HR Law Hotline
March 02, 2007
Employee Stock Options: Till Tax Do Us Part
In an entirely unexpected move, the Finance Minister of India (“FM”), in the Finance Bill, 2007 presented to the Parliament on February 28, 2007, proposed to bring within the Fringe Benefits Tax (“FBT”) net the benefit received by employees upon exercise of options under employee stock option schemes formulated by the employer company.
The FM has proposed to delete the provision in the Indian Income-tax Act, 1961 (“ITA”), which exempts the value of benefit to the employee at the time of exercise of options under an employee stock option plan which is in accordance with the guidelines issued by the Indian Ministry of Finance (Department of Revenue) in 2001. It is proposed to delete this provision with effect from April 1, 2007. Since this benefit is now proposed to be covered under FBT, it would be excluded from the purview of "perquisites". Accordingly, from April 1, 2007, while no employee would be subject to tax on stock options as such benefit is no longer a perquisite, all employers would be subject to FBT. It is to be noted that FBT is not a deductible expense or a tax creditable against the corporate income tax of the employer. Thus, it is an additional cost burden.

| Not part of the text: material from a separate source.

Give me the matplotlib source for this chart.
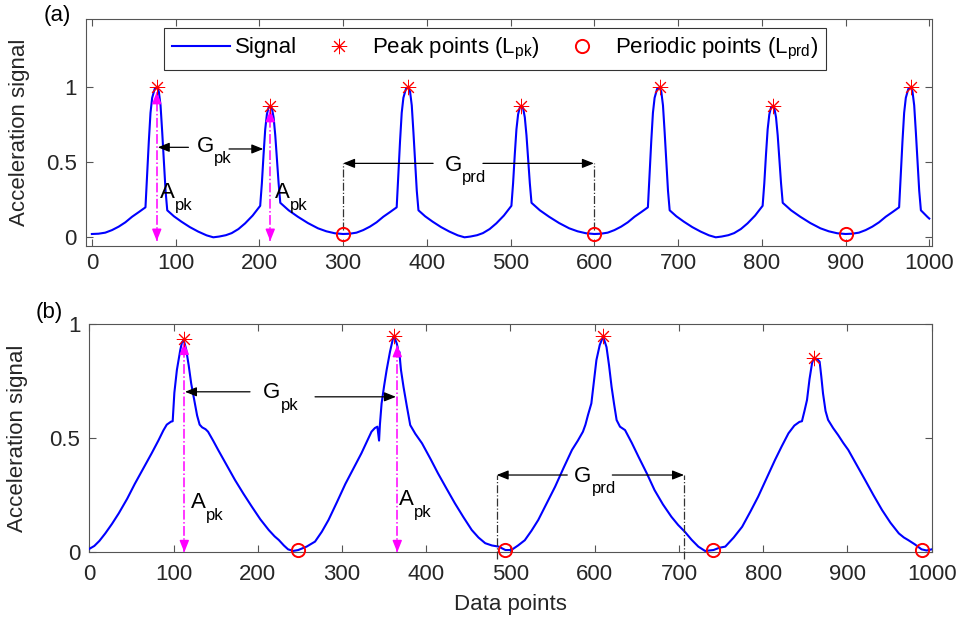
import numpy as np
import matplotlib
matplotlib.use("Agg")
import matplotlib.pyplot as plt

plt.rcParams["font.family"] = ["Liberation Sans", "DejaVu Sans"]
plt.rcParams["mathtext.fontset"] = "custom"
plt.rcParams["mathtext.rm"] = "Liberation Sans"
plt.rcParams["mathtext.it"] = "Liberation Sans"
plt.rcParams["mathtext.default"] = "regular"

# ── (a) idealised signal, vertices ────────────────────────────────────
SIG_A_X = [
    0, 8, 16, 24, 32, 40, 48, 56, 64, 66, 68, 70, 72, 75, 78, 80, 82, 84, 86, 88,
    90, 98, 107, 117, 127, 137, 145, 152, 160, 167, 175, 183, 192, 201, 203, 205,
    207, 209, 211, 213, 215, 217, 219, 221, 223, 225, 235, 246, 258, 270, 280, 290,
    300, 308, 316, 324, 332, 340, 348, 356, 364, 366, 368, 370, 372, 375, 378, 380,
    382, 384, 386, 388, 390, 398, 407, 417, 427, 437, 445, 452, 460, 467, 475, 483,
    492, 501, 503, 505, 507, 509, 511, 513, 515, 517, 519, 521, 523, 525, 535, 546,
    558, 570, 580, 590,
    600, 608, 616, 624, 632, 640, 648, 656, 664, 666, 668, 670, 672, 675, 678, 680,
    682, 684, 686, 688, 690, 698, 707, 717, 727, 737, 745, 752, 760, 767, 775, 783,
    792, 801, 803, 805, 807, 809, 811, 813, 815, 817, 819, 821, 823, 825, 835, 846,
    858, 870, 880, 890,
    900, 908, 916, 924, 932, 940, 948, 956, 964, 966, 968, 970, 972, 975, 978, 980,
    982, 984, 986, 988, 990, 998, 1000,
]
SIG_A_Y = [
    0.022, 0.024, 0.031, 0.048, 0.071, 0.100, 0.137, 0.168, 0.200, 0.42, 0.64, 0.83,
    0.93, 0.99, 1.00, 0.97, 0.88, 0.70, 0.50, 0.31, 0.18, 0.140, 0.104, 0.068, 0.038,
    0.013, 0.000, 0.005, 0.014, 0.028, 0.055, 0.093, 0.145, 0.210, 0.36, 0.55, 0.72,
    0.82, 0.865, 0.875, 0.86, 0.80, 0.68, 0.52, 0.36, 0.23, 0.180, 0.137, 0.095,
    0.060, 0.040, 0.027,
    0.022, 0.024, 0.031, 0.048, 0.071, 0.100, 0.137, 0.168, 0.200, 0.42, 0.64, 0.83,
    0.93, 0.99, 1.00, 0.97, 0.88, 0.70, 0.50, 0.31, 0.18, 0.140, 0.104, 0.068, 0.038,
    0.013, 0.000, 0.005, 0.014, 0.028, 0.055, 0.093, 0.145, 0.210, 0.36, 0.55, 0.72,
    0.82, 0.865, 0.875, 0.86, 0.80, 0.68, 0.52, 0.36, 0.23, 0.180, 0.137, 0.095,
    0.060, 0.040, 0.027,
    0.022, 0.024, 0.031, 0.048, 0.071, 0.100, 0.137, 0.168, 0.200, 0.42, 0.64, 0.83,
    0.93, 0.99, 1.00, 0.97, 0.88, 0.70, 0.50, 0.31, 0.18, 0.140, 0.104, 0.068, 0.038,
    0.013, 0.000, 0.005, 0.014, 0.028, 0.055, 0.093, 0.145, 0.210, 0.36, 0.55, 0.72,
    0.82, 0.865, 0.875, 0.86, 0.80, 0.68, 0.52, 0.36, 0.23, 0.180, 0.137, 0.095,
    0.060, 0.040, 0.027,
    0.022, 0.024, 0.031, 0.048, 0.071, 0.100, 0.137, 0.168, 0.200, 0.42, 0.64, 0.83,
    0.93, 0.99, 1.00, 0.97, 0.88, 0.70, 0.50, 0.31, 0.18, 0.135, 0.125,
]
PEAK_A_X = [78, 213, 378, 513, 678, 813, 978]
PEAK_A_Y = [1.0, 0.875, 1.0, 0.875, 1.0, 0.875, 1.0]
PRD_A_X = [300, 600, 900]
PRD_A_Y = [0.022, 0.022, 0.022]

# ── (b) measured signal ───────────────────────────────────────────────
SIG_B_X = [
    0, 6, 12, 19, 27, 35, 45, 54, 64, 74, 82, 88, 92, 97, 99, 101, 104, 108, 110, 112,
    115, 118, 121, 125, 128, 131, 134, 138, 141, 147, 153, 163, 173, 183, 193, 203,
    213, 220, 225, 231, 236, 242, 248, 258, 268, 276, 284, 294, 304, 314, 323, 330,
    335, 339, 342, 344, 345, 347, 350, 353, 357, 361, 363, 365, 366, 367, 368, 369,
    370, 373, 377, 381, 387, 395, 405, 414, 424, 434, 444, 454, 462, 470, 478, 486,
    494, 501, 509, 517, 525, 533, 543, 553, 563, 573, 580, 586, 589, 592, 596, 599,
    602, 606, 610, 614, 617, 620, 623, 626, 630, 636, 644, 652, 662, 671, 681, 691,
    699, 707, 715, 723, 731, 741, 748, 755, 765, 775, 785, 794, 804, 814, 822, 830,
    837, 843, 846, 849, 852, 855, 858, 860, 864, 867, 869, 871, 874, 877, 883, 889,
    895, 901, 911, 921, 931, 941, 951, 961, 967, 972, 980, 988, 994, 1000,
]
SIG_B_Y = [
    0.015, 0.028, 0.050, 0.083, 0.125, 0.171, 0.235, 0.300, 0.367, 0.434, 0.490,
    0.535, 0.560, 0.573, 0.575, 0.700, 0.800, 0.887, 0.920, 0.932, 0.890, 0.820,
    0.740, 0.660, 0.600, 0.560, 0.548, 0.540, 0.529, 0.490, 0.449, 0.383, 0.317,
    0.257, 0.200, 0.145, 0.098, 0.070, 0.054, 0.030, 0.013, 0.006, 0.010, 0.025,
    0.047, 0.090, 0.142, 0.220, 0.300, 0.370, 0.434, 0.490, 0.529, 0.545, 0.551,
    0.490, 0.560, 0.653, 0.730, 0.800, 0.880, 0.946, 0.935, 0.916, 0.900, 0.860,
    0.880, 0.840, 0.800, 0.726, 0.640, 0.558, 0.520, 0.478, 0.410, 0.346, 0.280,
    0.215, 0.155, 0.098, 0.065, 0.040, 0.030, 0.025, 0.010, 0.010, 0.030, 0.053,
    0.095, 0.142, 0.215, 0.288, 0.370, 0.449, 0.490, 0.529, 0.560, 0.602, 0.653,
    0.750, 0.843, 0.910, 0.946, 0.900, 0.820, 0.726, 0.650, 0.580, 0.551, 0.536,
    0.480, 0.419, 0.345, 0.273, 0.210, 0.156, 0.120, 0.090, 0.055, 0.025, 0.006,
    0.010, 0.020, 0.025, 0.065, 0.112, 0.180, 0.244, 0.325, 0.405, 0.465, 0.522,
    0.556, 0.572, 0.575, 0.620, 0.668, 0.760, 0.830, 0.851, 0.848, 0.836, 0.770,
    0.697, 0.620, 0.581, 0.545, 0.514, 0.480, 0.449, 0.383, 0.317, 0.250, 0.186,
    0.130, 0.083, 0.065, 0.054, 0.035, 0.013, 0.008, 0.013,
]
PEAK_B_X = [112, 362, 610, 860]
PEAK_B_Y = [0.935, 0.949, 0.949, 0.851]
PRD_B_X = [248, 494, 741, 989]
PRD_B_Y = [0.010, 0.010, 0.010, 0.010]

TXT = "#262626"
BLUE = "#0000ff"
MAG = "#ff00ff"
STAR = (8, 2, 0)   # eight-spoke asterisk, like MATLAB's '*'


def arrow(ax, tail, head, color="k", lw=0.9):
    ax.annotate("", xy=head, xytext=tail, zorder=6,
                arrowprops=dict(arrowstyle="-|>,head_length=0.7,head_width=0.28",
                                color=color, lw=lw, shrinkA=0, shrinkB=0,
                                mutation_scale=10))


def amp_arrow(ax, x, y0, y1):
    """Magenta dash-dot double arrow."""
    ax.plot([x, x], [y0, y1], ls="-.", color=MAG, lw=1.1, zorder=6, clip_on=False)
    d = 0.03
    arrow(ax, (x, y1 - d), (x, y1), color=MAG, lw=1.1)
    arrow(ax, (x, y0 + d), (x, y0), color=MAG, lw=1.1)


def sub_label(ax, x, y, main, sub, w):
    ax.text(x, y, main, fontsize=16, ha="left", va="baseline", color="k", zorder=7)
    ax.annotate(sub, xy=(x, y), xytext=(w, -8.4), textcoords="offset points",
                fontsize=12, ha="left", va="baseline", color="k", zorder=7)


def style_axes(ax, xpad):
    ax.tick_params(direction="in", top=True, right=True, length=5, width=0.8,
                   labelsize=16, colors="#555555", labelcolor=TXT)
    ax.tick_params(axis="x", pad=xpad)
    ax.tick_params(axis="y", pad=6.5)
    for s in ax.spines.values():
        s.set_color("#555555")
        s.set_linewidth(0.8)
    ax.set_xticks(np.arange(0, 1001, 100))
    ax.set_yticks([0, 0.5, 1])
    ax.set_yticklabels(["0", "0.5", "1"])


fig = plt.figure(figsize=(9.6, 6.25), dpi=100)

# ── panel (a) ─────────────────────────────────────────────────────────
ax1 = fig.add_axes([0.0896, 0.6064, 0.881, 0.364])
ax1.plot(SIG_A_X, SIG_A_Y, color=BLUE, lw=1.5, label="Signal", zorder=3)
ax1.plot(PEAK_A_X, PEAK_A_Y, ls="none", marker=STAR, ms=11, mec="r", mew=0.7,
         label="Peak points (L$_{pk}$)", zorder=8)
ax1.plot(PRD_A_X, PRD_A_Y, ls="none", marker="o", ms=9.5, mfc="none", mec="r",
         mew=1.4, label="Periodic points (L$_{prd}$)", zorder=8)
ax1.set_xlim(-7, 1003)
ax1.set_ylim(-0.058, 1.459)
style_axes(ax1, 4.8)
ax1.set_ylabel("Acceleration signal", fontsize=16, color=TXT)
ax1.yaxis.set_label_coords(-0.066, 0.5)

amp_arrow(ax1, 77.5, -0.025, 0.97)
amp_arrow(ax1, 213, -0.025, 0.85)
sub_label(ax1, 81.5, 0.26, "A", "pk", 10.7)
sub_label(ax1, 218.7, 0.26, "A", "pk", 10.7)

arrow(ax1, (115.3, 0.60), (78.7, 0.60))
sub_label(ax1, 125.2, 0.571, "G", "pk", 12.4)
arrow(ax1, (163.8, 0.589), (204.7, 0.589))

arrow(ax1, (407.5, 0.493), (300, 0.493))
sub_label(ax1, 421.3, 0.444, "G", "prd", 12.4)
arrow(ax1, (467, 0.493), (599.5, 0.493))
for xv in PRD_A_X[:2]:
    ax1.plot([xv, xv], [0.05, 0.493], ls="-.", color="#333333", lw=0.9, zorder=5)

leg = ax1.legend(loc="center", bbox_to_anchor=(0.484, 0.866), ncol=3, frameon=True,
                 fancybox=False, edgecolor="k", fontsize=16, handlelength=2.6,
                 handletextpad=0.2, columnspacing=0.6, borderpad=0.35,
                 borderaxespad=0)
leg.get_frame().set_linewidth(0.8)
for t in leg.get_texts():
    t.set_color("k")

# ── panel (b) ─────────────────────────────────────────────────────────
ax2 = fig.add_axes([0.093, 0.1163, 0.8775, 0.3648])
ax2.plot(SIG_B_X, SIG_B_Y, color=BLUE, lw=1.5, zorder=3)
ax2.plot(PEAK_B_X, PEAK_B_Y, ls="none", marker=STAR, ms=11, mec="r", mew=0.7,
         zorder=8)
ax2.plot(PRD_B_X, PRD_B_Y, ls="none", marker="o", ms=9.5, mfc="none", mec="r",
         mew=1.4, zorder=8, clip_on=False)
ax2.set_xlim(0, 1000)
ax2.set_ylim(0, 1)
style_axes(ax2, 8.6)
ax2.set_ylabel("Acceleration signal", fontsize=16, color=TXT)
ax2.yaxis.set_label_coords(-0.0724, 0.5)
ax2.set_xlabel("Data points", fontsize=16, color=TXT)
ax2.xaxis.set_label_coords(0.5, -0.183)

amp_arrow(ax2, 112.8, 0.0, 0.92)
amp_arrow(ax2, 365.6, 0.0, 0.91)
sub_label(ax2, 120.7, 0.193, "A", "pk", 10.7)
sub_label(ax2, 367.6, 0.207, "A", "pk", 10.7)

arrow(ax2, (190.8, 0.704), (113.6, 0.704))
sub_label(ax2, 206.6, 0.675, "G", "pk", 12.4)
arrow(ax2, (268, 0.682), (364, 0.682))

arrow(ax2, (567.4, 0.339), (483.6, 0.339))
sub_label(ax2, 575.8, 0.31, "G", "prd", 12.4)
arrow(ax2, (620.9, 0.339), (706, 0.339))
for xv in (483.6, 706):
    ax2.plot([xv, xv], [-0.03, 0.339], ls="-.", color="#333333", lw=0.9, zorder=5,
             clip_on=False)

fig.text(0.06, 0.9744, "(a)", fontsize=16, ha="center", va="center", color="k")
fig.text(0.051, 0.5, "(b)", fontsize=16, ha="center", va="center", color="k")

fig.savefig("out.png", dpi=100)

The Finance Bill, 2007 provides that the FBT value would be calculated based on the difference between the fair market value of the shares on the date of exercise and the exercise price paid by the employee. The entire difference would be treated as taxable value of the fringe benefit and thus subject to FBT payable by the employer. However, the actual effective rate of FBT is unclear since the rules for valuation have yet to be announced by the Central Board of Direct Taxes (“CBDT”). The FM has stated in a television interview that these rules would determine the rate of FBT.

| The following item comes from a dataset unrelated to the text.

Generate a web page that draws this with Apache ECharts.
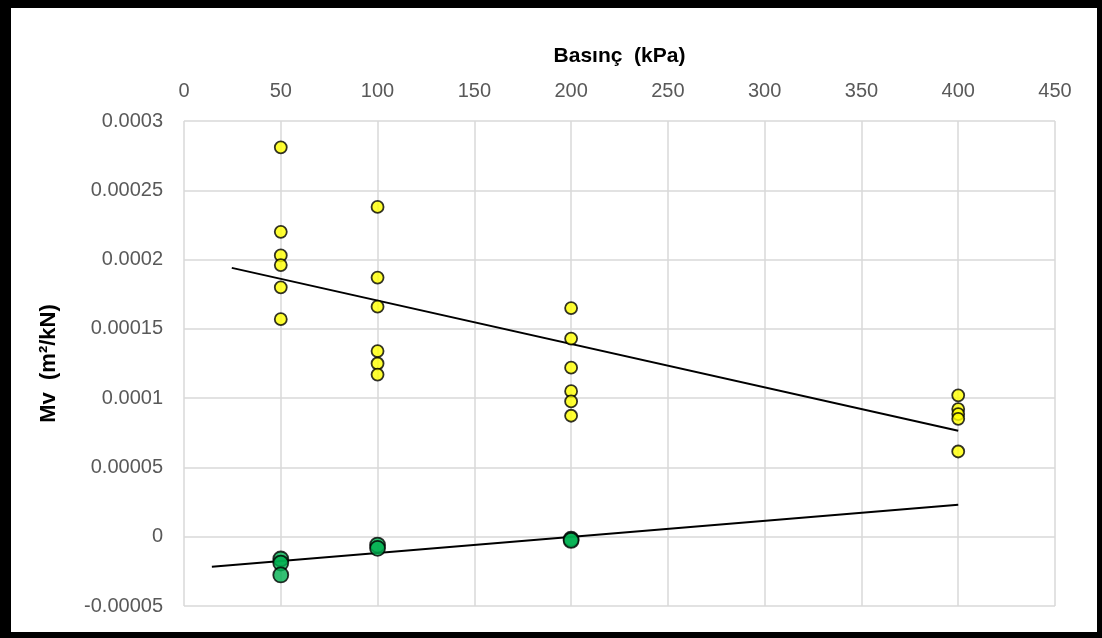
<!DOCTYPE html>
<html>
<head>
<meta charset="utf-8">
<script src="https://cdn.jsdelivr.net/npm/echarts@6/dist/echarts.min.js"></script>
<style>
html,body{margin:0;padding:0;background:#fff;}
#chart{position:absolute;left:0;top:0;width:1102px;height:638px;}
#frame{position:absolute;left:0;top:0;width:1102px;height:638px;box-sizing:border-box;border-style:solid;border-color:#000;border-width:8px 5px 6px 11px;pointer-events:none;}
</style>
</head>
<body>
<div id="chart"></div>
<div id="frame"></div>
<script>
// Tick labels
const xTicks = [0, 50, 100, 150, 200, 250, 300, 350, 400, 450];
const yTicks = [-0.00005, 0, 0.00005, 0.0001, 0.00015, 0.0002, 0.00025, 0.0003];

// Yellow series (Mv, positive)
const yellowX = [50, 50, 50, 50, 50, 50,
                 100, 100, 100, 100, 100, 100,
                 200, 200, 200, 200, 200, 200,
                 400, 400, 400, 400, 400];
const yellowY = [0.000281, 0.000220, 0.000203, 0.000196, 0.000180, 0.000157,
                 0.000238, 0.000187, 0.000166, 0.000134, 0.000125, 0.000117,
                 0.000165, 0.000143, 0.000122, 0.000105, 0.0000976, 0.0000873,
                 0.000102, 0.0000921, 0.0000885, 0.0000851, 0.0000615];

// Green series (negative / near zero)
const greenX = [50, 50, 50, 100, 100, 200, 200];
const greenY = [-0.0000161, -0.0000190, -0.0000276, -0.0000060, -0.0000084, -0.0000017, -0.0000027];

// Trendline endpoints
const yellowTrendX = [24.7, 400];
const yellowTrendY = [0.000194, 0.0000765];
const greenTrendX = [14.4, 400];
const greenTrendY = [-0.0000216, 0.0000231];

const zip = (a, b) => a.map((v, i) => [v, b[i]]);
const fmtY = v => {
  const r = Number(v.toFixed(6));
  return r === 0 ? '0' : String(r);
};

const chart = echarts.init(document.getElementById('chart'));
const labelFont = 'Liberation Sans';
chart.setOption({
  backgroundColor: '#fff',
  animation: false,
  grid: {left: 184, right: 47, top: 121, bottom: 32, containLabel: false},
  xAxis: {
    type: 'value',
    position: 'top',
    min: xTicks[0], max: xTicks[xTicks.length - 1], interval: 50,
    name: 'Basınç  (kPa)',
    nameLocation: 'middle',
    nameGap: 54,
    nameTextStyle: {fontFamily: labelFont, fontWeight: 'bold', fontSize: 21, color: '#000'},
    axisLine: {show: false},
    axisTick: {show: false},
    axisLabel: {fontFamily: labelFont, fontSize: 20, color: '#595959', margin: 20},
    splitLine: {show: true, lineStyle: {color: '#d9d9d9', width: 1.5}}
  },
  yAxis: {
    type: 'value',
    min: yTicks[0], max: yTicks[yTicks.length - 1], interval: 0.00005,
    name: 'Mv  (m²/kN)',
    nameLocation: 'middle',
    nameGap: 124,
    nameRotate: 90,
    nameTextStyle: {fontFamily: labelFont, fontWeight: 'bold', fontSize: 22, color: '#000'},
    axisLine: {show: false},
    axisTick: {show: false},
    axisLabel: {fontFamily: labelFont, fontSize: 20, color: '#595959', margin: 21, formatter: fmtY},
    splitLine: {show: true, lineStyle: {color: '#d9d9d9', width: 1.5}}
  },
  series: [
    {
      type: 'line',
      data: zip(yellowTrendX, yellowTrendY),
      symbol: 'none',
      lineStyle: {color: '#000', width: 2},
      z: 3
    },
    {
      type: 'line',
      data: zip(greenTrendX, greenTrendY),
      symbol: 'none',
      lineStyle: {color: '#000', width: 2},
      z: 3
    },
    {
      type: 'scatter',
      data: zip(yellowX, yellowY),
      symbol: 'circle',
      symbolSize: 12,
      itemStyle: {color: '#FFFF00', borderColor: '#000', borderWidth: 1.8},
      z: 4
    },
    {
      type: 'scatter',
      data: zip(greenX, greenY),
      symbol: 'circle',
      symbolSize: 15,
      itemStyle: {color: '#00B050', borderColor: '#000', borderWidth: 1.8},
      z: 4
    }
  ]
});
</script>
</body>
</html>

It is unclear whether the exercise of stock options granted by a foreign parent company to the employees of Indian subsidiary would attract FBT and if it does, which company would be liable to pay the same. It is expected that the Finance Bill, 2007, in its final form, or the CBDT, would clarify this position.

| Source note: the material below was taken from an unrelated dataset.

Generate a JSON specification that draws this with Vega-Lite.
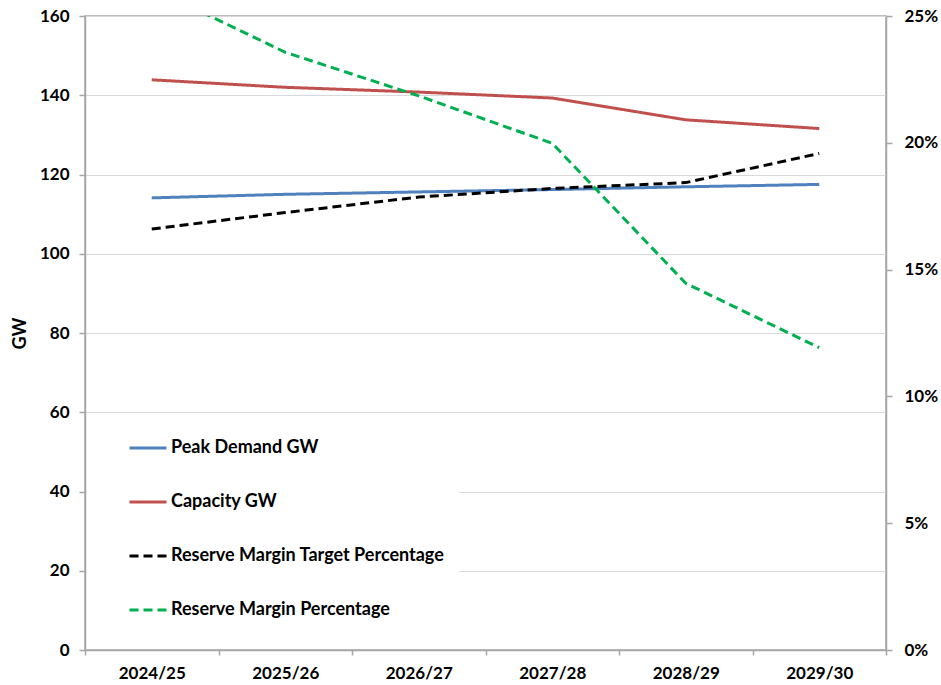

With this unprecedented move, there will be a substantial increase in the cost of granting stock options to employees. It is unlikely that companies, especially start-ups, will be able to bear the additional burden of the FBT and it remains to be seen whether they would pass the tax on to their employees at the time of exercise of options. In the event the FBT is passed on, the employees may end up paying tax on the notional gain at the time of exercise, and thus be out of pocket to the extent of the amount of FBT. Such tax would be in addition to the tax payable on capital gains at the time of sale of shares. Till such time as the rules are notified, there would be substantial uncertainty. Employers will soon need to start thinking of other innovative compensation structures to reward, attract and retain talent!